E por que os bancos não estão interessados em emprestar?
Porque a taxa que o Banco Central estabelece para os títulos públicos é elevadíssima. Sem correr riscos, sem emprestar a empresas e pessoas, os bancos têm lucros estratosféricos com a mera compra de títulos públicos indexados às taxas do Banco Central. Os juros que os bancos auferem com esses títulos, juros que são estabelecidos pelo Copom/BC, são suficientes para que tenham entradas bilionárias - sem qualquer espécie de risco.


Evidentemente, isso nada tem a ver com “mercado”. O BC, na verdade, ceva um monopólio bancário com suas altas taxas de juros – e com dinheiro público. Tendo garantidos esses elevados lucros, os bancos estabelecem “spreads” altíssimos quando se trata de emprestar a empresas e pessoas. Se estes não quiserem ou não puderem pagar esses “spreads”, que se danem, pois o banco não precisa emprestar a eles para lucrar.



Nas palavras de outro economista, André Modenesi, do Instituto Brasileiro de Mercado de Capitais (Ibmec), entrevistado por Luiz Sérgio Guimarães, em sua coluna da última terça-feira no jornal “Valor Econômico”:
“’Não é por acaso que no país onde se pratica uma das maiores taxas básicas de juros do planeta também se verificam spreads bancários exorbitantes’, diz Modenesi. A razão é muito simples: as LFT (Letras Financeiras do Tesouro - títulos indexados à Selic) constituem um ativo especial ao possuir alta liquidez, elevada rentabilidade e risco desprezível. Com isso, diz o economista, os bancos brasileiros não precisam emprestar (….) para gerar resultado; basta comprar LFT. ‘É por isso que os bancos brasileiros são altamente rentáveis apesar de não realizarem a contento sua função primordial: produzir empréstimos’” (grifos nossos).
Victor José Hohl observa que “dificilmente” uma empresa e “muito menos pessoas físicas” conseguem, em seus negócios, um retorno superior (nós diríamos: nem semelhante) às taxas do BC para os títulos públicos. No entanto, os bancos obtêm esse retorno simplesmente comprando Letras Financeiras do Tesouro (LFT) indexadas à taxa Selic do Banco Central. Então, por que baixariam seus “spreads”, se não precisam emprestar a mais ninguém para obter elevadíssimos lucros?

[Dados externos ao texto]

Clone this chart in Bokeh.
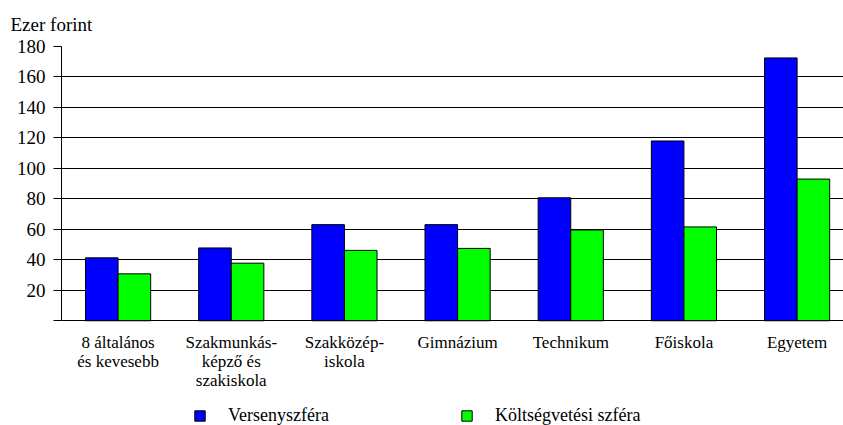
from bokeh.plotting import figure
from bokeh.models import Range1d, FixedTicker, Legend, LegendItem, Title, ColumnDataSource
from bokeh.embed import file_html
from bokeh.resources import INLINE

categories = ["8 általános\nés kevesebb", "Szakmunkás-\nképző és\nszakiskola", "Szakközép-\niskola",
              "Gimnázium", "Technikum", "Főiskola", "Egyetem"]
verseny = [41.3, 47.8, 63.1, 63.1, 80.7, 118, 172.5]
koltseg = [30.8, 37.8, 46.2, 47.5, 59.6, 61.6, 93]
series_names = ["Versenyszféra", "Költségvetési szféra"]
y_ticks = [0, 20, 40, 60, 80, 100, 120, 140, 160, 180]

FONT = "Liberation Serif"

idx = list(range(len(categories)))
src = ColumnDataSource(dict(
    xb=[i - 0.144 for i in idx], xg=[i + 0.144 for i in idx], v=verseny, k=koltseg))

# frame spans 45..425 px; 180 units = 275 px, so the range reaches below 0 to leave room for labels/legend
p = figure(width=843, height=425, output_backend="svg", toolbar_location=None,
           x_range=Range1d(-0.5, 6.41), y_range=Range1d(-68.73, 180),
           min_border_left=61, min_border_right=0, min_border_top=45, min_border_bottom=0)
p.outline_line_color = None
p.background_fill_color = "white"

rb = p.vbar(x="xb", top="v", width=0.288, source=src, fill_color="#0000FF", line_color="black", line_width=1)
rg = p.vbar(x="xg", top="k", width=0.288, source=src, fill_color="#00FF00", line_color="black", line_width=1)

# x axis drawn at value 0
p.xaxis.fixed_location = 0
p.xaxis.ticker = FixedTicker(ticks=idx)
p.xaxis.major_label_overrides = {i: c for i, c in enumerate(categories)}
p.xaxis.major_tick_line_color = None
p.xaxis.minor_tick_line_color = None
p.xaxis.axis_line_color = "black"
p.xaxis.major_label_text_font = FONT
p.xaxis.major_label_text_font_size = "17px"
p.xaxis.major_label_text_line_height = 1.0
p.xaxis.major_label_text_color = "black"
p.xaxis.major_label_standoff = 6

p.yaxis.ticker = FixedTicker(ticks=y_ticks)
p.yaxis.bounds = (0, 180)
p.yaxis.major_label_overrides = {0: ""}
p.yaxis.major_tick_out = 8
p.yaxis.major_tick_in = 0
p.yaxis.minor_tick_line_color = None
p.yaxis.axis_line_color = "black"
p.yaxis.major_tick_line_color = "black"
p.yaxis.major_label_text_font = FONT
p.yaxis.major_label_text_font_size = "19px"
p.yaxis.major_label_text_color = "black"
p.yaxis.major_label_standoff = 8

p.xgrid.grid_line_color = None
p.ygrid.ticker = FixedTicker(ticks=y_ticks[1:])
p.ygrid.grid_line_color = "black"
p.ygrid.grid_line_width = 1

t = Title(text="Ezer forint", align="left", text_font=FONT, text_font_size="19px",
          text_font_style="normal", text_color="black", offset=-51, standoff=23)
p.add_layout(t, "above")

legend = Legend(items=[LegendItem(label=series_names[0], renderers=[rb]),
                       LegendItem(label=series_names[1], renderers=[rg])],
                orientation="horizontal", location=(132, -1),
                glyph_width=13, glyph_height=13, label_standoff=22, label_width=200, spacing=32,
                padding=0, margin=0, border_line_color=None, background_fill_alpha=0,
                label_text_font=FONT, label_text_font_size="18px", label_text_color="black")
p.add_layout(legend, "center")

open("out.html", "w").write(file_html(p, INLINE))
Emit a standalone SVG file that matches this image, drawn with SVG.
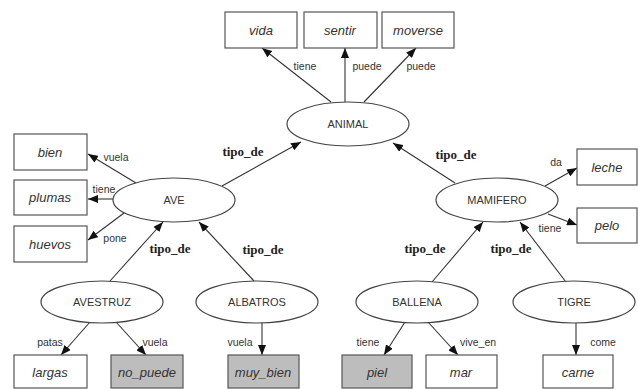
<svg xmlns="http://www.w3.org/2000/svg" width="638" height="389" viewBox="0 0 638 389">
<defs>
<marker id="arr" markerUnits="userSpaceOnUse" markerWidth="10" markerHeight="8" refX="10" refY="4" orient="auto"><path d="M0,0 L10,4 L0,8 z" fill="#111"/></marker>
<style>
.e{stroke:#333;stroke-width:1.1;fill:none;marker-end:url(#arr)}
.el{fill:#fff;stroke:#444;stroke-width:1.2}
.bx{fill:#fff;stroke:#555;stroke-width:1.2}
.gr{fill:#bdbdbd;stroke:#555;stroke-width:1.2}
.nt{font-family:"Liberation Sans",Arial,sans-serif;font-size:11px;fill:#333;text-anchor:middle}
.bt{font-family:"Liberation Sans",Arial,sans-serif;font-size:13px;font-style:italic;fill:#333;text-anchor:middle}
.lt{font-family:"Liberation Sans",Arial,sans-serif;font-size:10.5px;fill:#333;text-anchor:middle}
.tp{font-family:"Liberation Serif","Times New Roman",serif;font-size:13px;font-weight:bold;fill:#222;text-anchor:middle}
</style>
</defs>
<rect width="638" height="389" fill="#fff"/>
<g id="connectors">
<line class="e" x1="331" y1="102" x2="262" y2="48"/>
<line class="e" x1="345" y1="102" x2="345" y2="48"/>
<line class="e" x1="364" y1="102" x2="416" y2="48"/>
<line class="e" x1="222" y1="186" x2="301" y2="142"/>
<line class="e" x1="455" y1="183" x2="393" y2="143"/>
<line class="e" x1="136" y1="183" x2="88" y2="154"/>
<line class="e" x1="113" y1="199" x2="88" y2="199"/>
<line class="e" x1="124" y1="213" x2="88" y2="240"/>
<line class="e" x1="545" y1="186" x2="577" y2="168"/>
<line class="e" x1="548" y1="214" x2="577" y2="225"/>
<line class="e" x1="110" y1="281" x2="163" y2="222"/>
<line class="e" x1="254" y1="281" x2="199" y2="222"/>
<line class="e" x1="432" y1="282" x2="483" y2="222"/>
<line class="e" x1="566" y1="282" x2="520" y2="222"/>
<line class="e" x1="90" y1="322" x2="61" y2="355"/>
<line class="e" x1="116" y1="322" x2="146" y2="355"/>
<line class="e" x1="262" y1="323" x2="262" y2="355"/>
<line class="e" x1="405" y1="322" x2="384" y2="355"/>
<line class="e" x1="428" y1="322" x2="458" y2="355"/>
<line class="e" x1="576" y1="323" x2="576" y2="355"/>
<text class="lt" x="305" y="70">tiene</text>
<text class="lt" x="367" y="70">puede</text>
<text class="lt" x="421" y="70">puede</text>
<text class="tp" x="243" y="156">tipo_de</text>
<text class="tp" x="456" y="159">tipo_de</text>
<text class="lt" x="116" y="161">vuela</text>
<text class="lt" x="104" y="193">tiene</text>
<text class="lt" x="115" y="242">pone</text>
<text class="lt" x="556" y="166">da</text>
<text class="lt" x="550" y="232">tiene</text>
<text class="tp" x="170" y="253">tipo_de</text>
<text class="tp" x="263" y="254">tipo_de</text>
<text class="tp" x="425" y="253">tipo_de</text>
<text class="tp" x="511" y="253">tipo_de</text>
<text class="lt" x="50" y="346">patas</text>
<text class="lt" x="155" y="346">vuela</text>
<text class="lt" x="240" y="346">vuela</text>
<text class="lt" x="368" y="346">tiene</text>
<text class="lt" x="478" y="346">vive_en</text>
<text class="lt" x="603" y="346">come</text>
</g>
<g id="ANIMAL"><ellipse class="el" cx="348" cy="124" rx="61" ry="22"/><text class="nt" x="348" y="128">ANIMAL</text></g>
<g id="vida"><rect class="bx" x="225" y="12" width="72" height="36"/><text class="bt" x="261" y="35">vida</text></g>
<g id="sentir"><rect class="bx" x="304" y="12" width="73" height="36"/><text class="bt" x="340" y="35">sentir</text></g>
<g id="moverse"><rect class="bx" x="382" y="12" width="72" height="36"/><text class="bt" x="418" y="35">moverse</text></g>
<g id="AVE"><ellipse class="el" cx="174" cy="200" rx="61" ry="22"/><text class="nt" x="174" y="204">AVE</text></g>
<g id="MAMIFERO"><ellipse class="el" cx="497" cy="200" rx="61" ry="22"/><text class="nt" x="497" y="204">MAMIFERO</text></g>
<g id="bien"><rect class="bx" x="14" y="134" width="73" height="36"/><text class="bt" x="50" y="157">bien</text></g>
<g id="plumas"><rect class="bx" x="14" y="180" width="73" height="35"/><text class="bt" x="50" y="202">plumas</text></g>
<g id="huevos"><rect class="bx" x="14" y="226" width="73" height="36"/><text class="bt" x="50" y="249">huevos</text></g>
<g id="leche"><rect class="bx" x="577" y="149" width="60" height="36"/><text class="bt" x="607" y="172">leche</text></g>
<g id="pelo"><rect class="bx" x="577" y="208" width="60" height="35"/><text class="bt" x="607" y="230">pelo</text></g>
<g id="AVESTRUZ"><ellipse class="el" cx="102" cy="302" rx="61" ry="21"/><text class="nt" x="102" y="306">AVESTRUZ</text></g>
<g id="ALBATROS"><ellipse class="el" cx="257" cy="302" rx="61" ry="21"/><text class="nt" x="257" y="306">ALBATROS</text></g>
<g id="BALLENA"><ellipse class="el" cx="417" cy="302" rx="61" ry="21"/><text class="nt" x="417" y="306">BALLENA</text></g>
<g id="TIGRE"><ellipse class="el" cx="574" cy="302" rx="61" ry="21"/><text class="nt" x="574" y="306">TIGRE</text></g>
<g id="largas"><rect class="bx" x="14" y="355" width="73" height="33"/><text class="bt" x="50" y="377">largas</text></g>
<g id="no_puede"><rect class="gr" x="111" y="355" width="72" height="33"/><text class="bt" x="147" y="377">no_puede</text></g>
<g id="muy_bien"><rect class="gr" x="228" y="355" width="71" height="33"/><text class="bt" x="263" y="377">muy_bien</text></g>
<g id="piel"><rect class="gr" x="342" y="355" width="70" height="33"/><text class="bt" x="377" y="377">piel</text></g>
<g id="mar"><rect class="bx" x="426" y="355" width="71" height="33"/><text class="bt" x="461" y="377">mar</text></g>
<g id="carne"><rect class="bx" x="543" y="355" width="70" height="33"/><text class="bt" x="578" y="377">carne</text></g>
</svg>
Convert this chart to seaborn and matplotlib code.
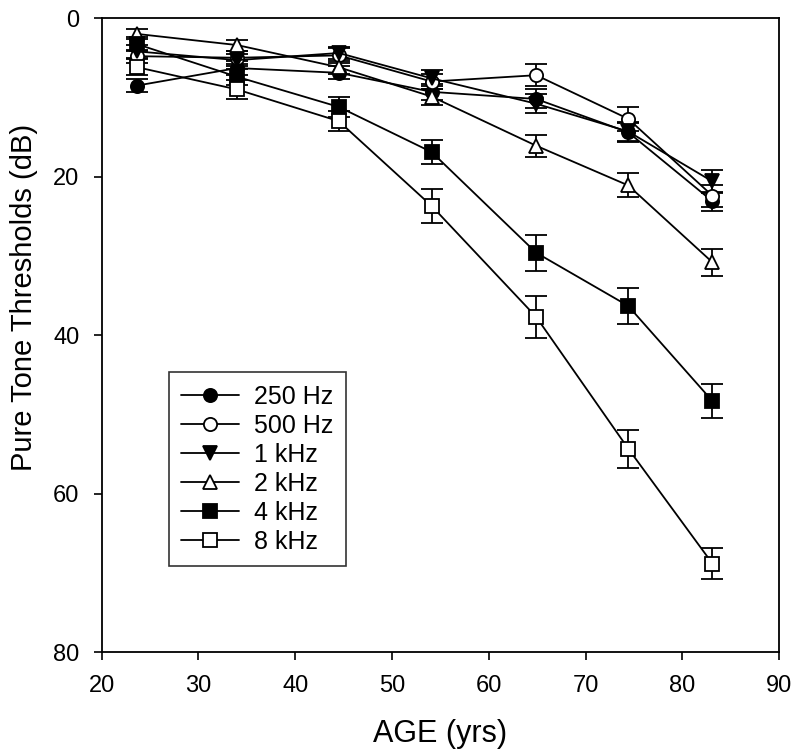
import numpy as np
import pandas as pd
import matplotlib
matplotlib.use("Agg")
import matplotlib.pyplot as plt
import seaborn as sns

ages = [23.7, 34.0, 44.5, 54.1, 64.9, 74.4, 83.1]

hz250 = [8.5, 6.3, 6.9, 9.3, 10.2, 14.4, 23.1]
hz500 = [4.8, 5.0, 4.7, 8.0, 7.2, 12.7, 22.4]
khz1 = [4.2, 5.3, 4.4, 7.6, 10.8, 14.3, 20.6]
khz2 = [2.0, 3.4, 6.2, 9.9, 16.1, 21.1, 30.8]
khz4 = [3.3, 7.4, 11.2, 16.9, 29.6, 36.3, 48.3]
khz8 = [6.2, 9.0, 13.0, 23.7, 37.7, 54.3, 68.8]

err250 = [0.8, 0.9, 0.8, 1.0, 1.2, 1.2, 1.2]
err500 = [0.8, 0.8, 0.9, 1.0, 1.4, 1.5, 1.4]
err1k = [0.8, 0.8, 0.8, 1.0, 1.2, 1.2, 1.5]
err2k = [0.6, 0.7, 0.8, 1.0, 1.4, 1.5, 1.7]
err4k = [0.9, 1.0, 1.3, 1.5, 2.3, 2.3, 2.1]
err8k = [1.0, 1.2, 1.3, 2.1, 2.6, 2.4, 2.0]

labels = ["250 Hz", "500 Hz", "1 kHz", "2 kHz", "4 kHz", "8 kHz"]
series = [hz250, hz500, khz1, khz2, khz4, khz8]
errors = [err250, err500, err1k, err2k, err4k, err8k]
markers = ["o", "o", "v", "^", "s", "s"]
fills = ["black", "white", "black", "white", "black", "white"]

sns.set_style("ticks")
plt.rcParams['font.family'] = ['Liberation Sans', 'DejaVu Sans']
plt.rcParams['text.color'] = 'black'
plt.rcParams['axes.labelcolor'] = 'black'

fig, ax = plt.subplots(figsize=(8, 7.55), dpi=100)
fig.subplots_adjust(left=0.127, right=0.974, top=0.976, bottom=0.136)

for lab, vals, err, mk, fc in zip(labels, series, errors, markers, fills):
    df = pd.DataFrame({"age": ages, "thr": vals})
    ax.errorbar(df["age"], df["thr"], yerr=err, fmt="none", ecolor="black",
                elinewidth=1.3, capsize=8, capthick=1.3, zorder=1)
    sns.lineplot(data=df, x="age", y="thr", ax=ax, color="black", linewidth=1.3,
                 marker=mk, markersize=9.5, markerfacecolor=fc,
                 markeredgecolor="black", markeredgewidth=1.3, label=lab)

ax.set_xlim(20, 90)
ax.set_ylim(80, 0)
ax.set_xticks(np.arange(20, 91, 10))
ax.set_yticks(np.arange(0, 81, 20))
ax.tick_params(direction="out", length=6, width=1.2, labelsize=17,
               colors="black", pad=10)
for s in ax.spines.values():
    s.set_visible(True)
    s.set_linewidth(1.3)
    s.set_color("black")

ax.set_xlabel("AGE (yrs)", fontsize=22, labelpad=16)
ax.set_ylabel("Pure Tone Thresholds (dB)", fontsize=21)
ax.yaxis.set_label_coords(-0.094, 0.56)

leg = ax.legend(loc="upper left", bbox_to_anchor=(0.099, 0.442), fontsize=18,
                frameon=True, fancybox=False, edgecolor="black",
                handlelength=2.3, labelspacing=0.2, borderpad=0.5,
                handletextpad=0.6, borderaxespad=0)
leg.get_frame().set_linewidth(1.2)

fig.savefig("out.png", dpi=100)
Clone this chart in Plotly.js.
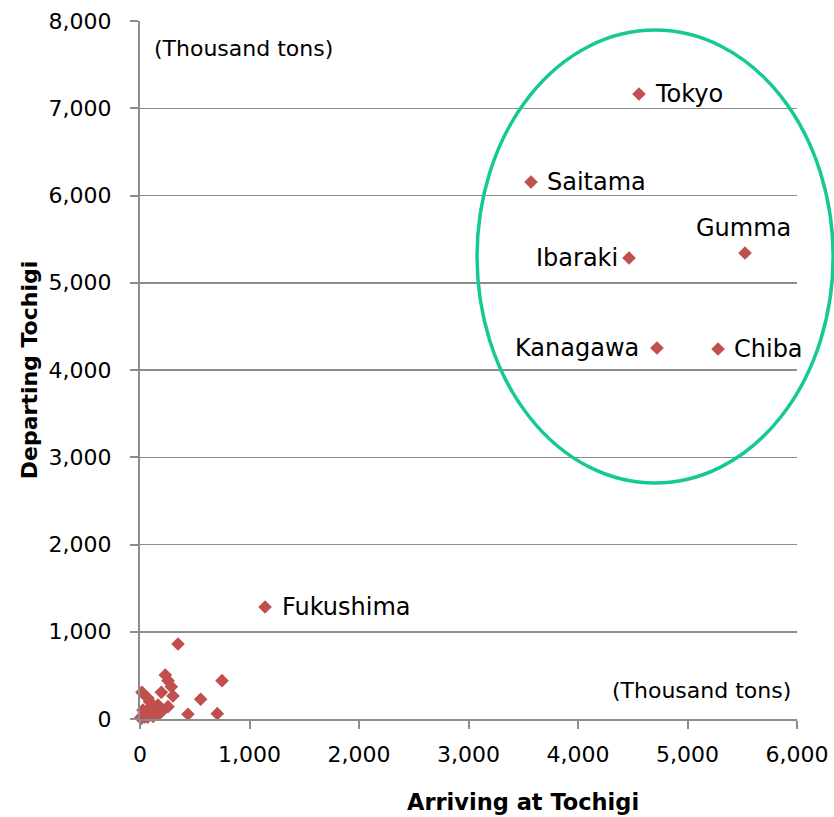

André Modenesi diz que as altas taxas do BC têm outro efeito: “os bancos não precisam competir entre si na concessão de empréstimos para dar lucro”. De forma geral, os bancos privados têm tendência atávica ao monopólio, ou seja, a constituir um cartel. O que eles fazem (ou tentam fazer) é, precisamente, monopolizar o dinheiro da sociedade. Mas, realmente, as altas taxas de juros do Banco Central são um incentivo extra (e extremamente forte) ao monopólio – é suficiente para eles extorquir um só cliente, o Estado. Para lucrar, não precisariam, a rigor, emprestar dinheiro a nem um mais.


TÍTULOS



O que também impede que os bancos públicos possam baixar seus “spreads” até um nível qualitativamente diferente dos bancos privados. Se o fizessem, estariam permitindo que o cartel privado aumentasse seu peso no setor financeiro. A idéia de que, se baixassem substancialmente seus “spreads”, poderiam atrair para si os clientes atuais dos bancos privados, é absurda – até porque a captação de dinheiro pelo cartel bancário é maior do que as dos bancos públicos, que não podem atender todos os que necessitam de financiamento no país. São, portanto, fundamentalmente as taxas de juro do Banco Central que impedem que o Banco do Brasil, a Caixa Econômica e outros bancos estatais baixem seus “spreads” e possam competir com os bancos privados para impedir o monopólio do dinheiro e do crédito. Pelo contrário, as taxas do BC fazem com que os bancos públicos tenham de se submeter ao monopólio dos bancos privados, concentrados em torno dos juros extraídos dos títulos públicos.